A new survey of UK businesses with fewer than 500 employees, conducted by Computing magazine, found widespread use of cloud services was helping them "punch their weight" against larger competitors. One thing this shows is just how quickly a sector can move toward a new technology, if the timing and conditions are right.
Back in April 2011, the UK midtier seemed to lag behind European peers when it came to migrating services to cloud platforms. Based on a review by VMWare, The Telegraph reported:
On average 60pc of SMEs had adopted some internet-based IT compared to only 48pc in the UK.The most common service used by SMEs was storing data remotely rather than on the office server or PC hard drives. Email and office software, like word processing and spreadsheets, were the most common software applications to be accessed from the cloud rather than installed directly.
Reluctance seems to have been based on a perception that IT vendors were pushing hard to sell cloud solutions that were at an early stage of development and not yet competitively priced.

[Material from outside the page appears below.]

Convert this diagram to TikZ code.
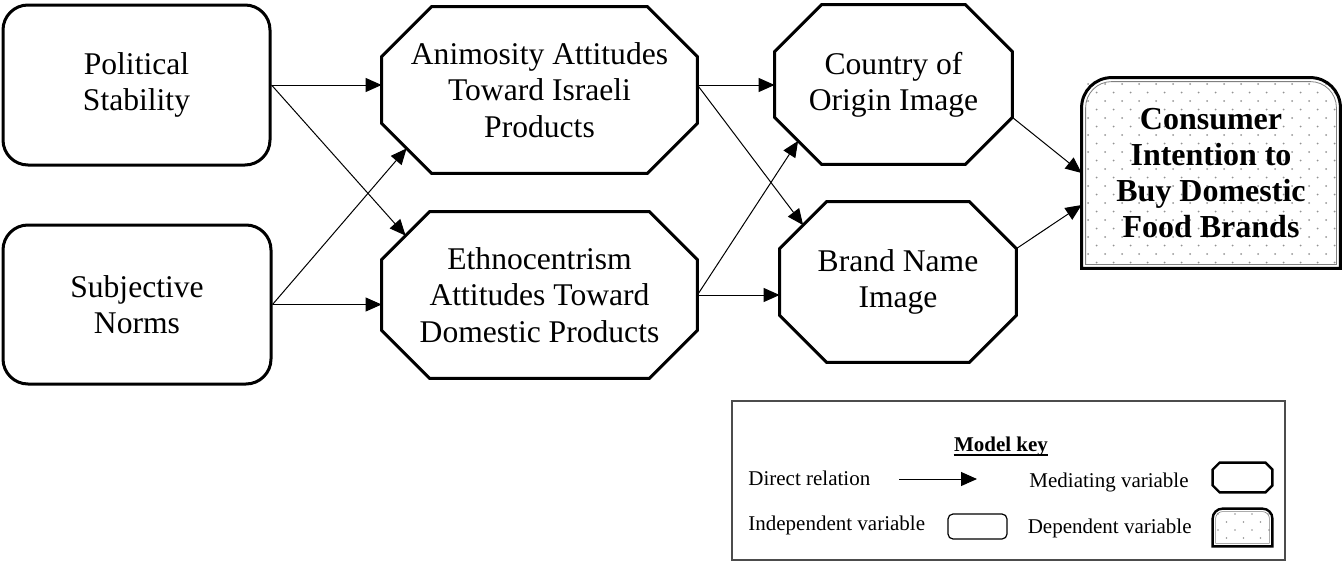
\documentclass[tikz,border=0pt]{standalone}
\usepackage{fontspec}
\setmainfont{Liberation Serif}
\usetikzlibrary{calc,arrows.meta}
\pgfdeclarelayer{background}
\pgfsetlayers{background,main}
\newcommand\mainfs{\fontsize{15.8pt}{18.2pt}\selectfont}
\newcommand\confs{\fontsize{16pt}{18pt}\selectfont\bfseries}
\newcommand\keyfs{\fontsize{10.5pt}{12.6pt}\selectfont}
% octagon drawn round a node: #1 node, #2 chamfer, #3 style
\newcommand\octo[3]{%
  \draw[#3] ($(#1.north west)+(#2,0pt)$) -- ($(#1.north east)+(-#2,0pt)$)
    -- ($(#1.north east)+(0pt,-#2)$) -- ($(#1.south east)+(0pt,#2)$)
    -- ($(#1.south east)+(-#2,0pt)$) -- ($(#1.south west)+(#2,0pt)$)
    -- ($(#1.south west)+(0pt,#2)$) -- ($(#1.north west)+(0pt,-#2)$) -- cycle;}
% box with rounded top corners: #1 node, #2 inset, #3 radius, #4 style
\newcommand\depshape[4]{%
  \draw[#4] ($(#1.south west)+(#2,#2)$) -- ($(#1.north west)+(#2,-#3)$)
    arc[start angle=180,end angle=90,radius=#3-#2]
    -- ($(#1.north east)+(-#3,-#2)$)
    arc[start angle=90,end angle=0,radius=#3-#2]
    -- ($(#1.south east)+(-#2,#2)$) -- cycle;}
\tikzset{
  arr/.style={line width=0.5pt,-{Triangle[length=8pt,width=7pt]}},
  indep/.style={draw,line width=1.5pt,rounded corners=12.5pt,align=center,inner sep=0pt,font=\mainfs},
  medtext/.style={align=center,inner sep=0pt,font=\mainfs},
  octline/.style={line width=1.5pt},
  keytext/.style={inner sep=0pt,font=\keyfs},
  dotstyle/.style={fill=gray!85},
}
\begin{document}
\begin{tikzpicture}[x=0.5pt,y=-0.5pt]
\useasboundingbox (0,0) rectangle (1342,562);

% independent variables
\node[indep,minimum width=133.5pt,minimum height=80pt] (pol) at (136.5,85) {Political\\Stability};
\node[indep,minimum width=134pt,minimum height=79.5pt] (sub) at (137,304.5) {Subjective\\Norms};

% mediating variables
\node[medtext,minimum width=157.5pt,minimum height=83pt] (ani) at (539.5,90) {Animosity Attitudes\\Toward Israeli\\Products};
\node[medtext,minimum width=157.5pt,minimum height=83pt] (eth) at (539.5,295) {Ethnocentrism\\Attitudes Toward\\Domestic Products};
\node[medtext,minimum width=118.5pt,minimum height=79.5pt] (coo) at (893.5,84.5) {Country of\\Origin Image};
\node[medtext,minimum width=118pt,minimum height=80pt] (bni) at (898,282) {Brand Name\\Image};
\octo{ani}{25pt}{octline}
\octo{eth}{24pt}{octline}
\octo{coo}{23.5pt}{octline}
\octo{bni}{23.5pt}{octline}

% dependent variable
\node[align=center,inner sep=0pt,font=\confs,minimum width=129pt,minimum height=95pt] (con) at (1211,173) {Consumer\\Intention to\\Buy Domestic\\Food Brands};
\begin{pgfonlayer}{background}
  \begin{scope}
    \clip (1084,80) rectangle (1338,266);
    \foreach \j in {0,...,22}{
      \pgfmathsetmacro\off{mod(\j,2)*8.5}
      \foreach \i in {0,...,15}{
        \fill[dotstyle] (1088+\off+\i*17,84+\j*8.5) circle (0.5pt);
      }
    }
  \end{scope}
\end{pgfonlayer}
\depshape{con}{0pt}{15pt}{line width=1.5pt}
\depshape{con}{2pt}{15pt}{line width=0.4pt,gray}

% connection points
\coordinate (aniL) at ($(ani.south west)+(12.5pt,12.5pt)$);
\coordinate (ethUL) at ($(eth.north west)+(12pt,-12pt)$);
\coordinate (cooLL) at ($(coo.south west)+(11.75pt,11.75pt)$);
\coordinate (bniUL) at ($(bni.north west)+(11.75pt,-11.75pt)$);
\coordinate (cooR) at ($(coo.south east)+(0pt,23.5pt)$);
\coordinate (bniR) at ($(bni.north east)+(0pt,-23.5pt)$);
\coordinate (conB) at ($(con.west)+(0pt,-16pt)$);

% connectors
\draw[arr] (pol.east) -- (pol.east -| ani.west);
\draw[arr] (pol.east) -- (ethUL);
\draw[arr] (sub.east) -- (aniL);
\draw[arr] (sub.east) -- (sub.east -| eth.west);
\draw[arr] (pol.east -| ani.east) -- (pol.east -| coo.west);
\draw[arr] (pol.east -| ani.east) -- (bniUL);
\draw[arr] (eth.east) -- (cooLL);
\draw[arr] (eth.east) -- (eth.east -| bni.west);
\draw[arr] (cooR) -- (con.west);
\draw[arr] (bniR) -- (conB);

% model key
\node[draw=gray!60!black,line width=1pt,minimum width=276.5pt,minimum height=79.5pt,inner sep=0pt] (key) at (1008.5,480.5) {};
\node[keytext,font=\keyfs\bfseries] (mk) at (1001,446) {Model key};
\draw[line width=1pt] ($(mk.base west)+(0pt,-1.8pt)$) -- ($(mk.base east)+(0pt,-1.8pt)$);
\node[keytext,anchor=west] (kdr) at (748,478) {Direct relation};
\coordinate (ka1) at (899,479);
\coordinate (ka2) at (977,479);
\draw[arr] (ka1) -- (ka2);
\node[keytext,anchor=east] (kmv) at (1189,482) {Mediating variable};
\node[inner sep=0pt,minimum width=29.5pt,minimum height=14.5pt] (km) at (1242.5,477.5) {};
\octo{km}{3.5pt}{line width=1.2pt}
\node[keytext,anchor=west] (kiv) at (748,525) {Independent variable};
\node[draw,line width=0.6pt,rounded corners=2.5pt,inner sep=0pt,minimum width=29.5pt,minimum height=12.5pt] (ki) at (977.5,526.5) {};
\node[keytext,anchor=east] (kdv) at (1192,528) {Dependent variable};
\node[inner sep=0pt,minimum width=29.5pt,minimum height=18.5pt] (kd) at (1242.5,527.5) {};
\begin{pgfonlayer}{background}
  \begin{scope}
    \clip (1215,511) rectangle (1270,544);
    \foreach \j in {0,...,4}{
      \pgfmathsetmacro\off{mod(\j,2)*8.5}
      \foreach \i in {0,...,3}{
        \fill[dotstyle] (1218+\off+\i*17,514+\j*8) circle (0.4pt);
      }
    }
  \end{scope}
\end{pgfonlayer}
\depshape{kd}{0pt}{5pt}{line width=1.2pt}
\depshape{kd}{1.5pt}{5pt}{line width=0.3pt,gray}
\end{tikzpicture}
\end{document}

In October 2011, some analysts predicted that cloud uptake by the UK midmarket was set to "explode." While hopes of an explosion may have been hyperbolic, there were signs this prediction was on the right track: "Right now around 18 percent of UK SMEs use cloud solutions, but a further 30 percent plan to implement them over the next year."
The Computing magazine survey shows that 49 percent of SMEs have implemented cloud solutions, or have implementation actually underway, while a further 26 percent are considering this route. The implication is that, another year from now, more than 70 percent of smaller enterprises in the UK are likely to have coopted cloud computing for at least some of their operations and services.
That's a healthy figure, especially for a sector, which only 18 months ago could be described as "lagging."
One benefit of cloud migration is an expanded market. Computing reports:
Like the internet before it, cloud computing is giving small firms access to markets that would otherwise be out of their reach. For example, cloud providers are generally certified for security (eg ISO 27001), a key box-ticking requirement for many potential large customers and a qualification that the SME itself may not be in any position to obtain.
The trend seems to have been for smaller companies to make use of public cloud services, like those offered by Microsoft and Amazon. Cloud-based CRM systems are also proving popular.
Europe as a whole has been trailing the US in terms of enterprise cloud adoption, but the positive trend now seems clear, especially with the UK finally on board. And with more than 20 million SMEs in Europe, that's good news for cloud service providers.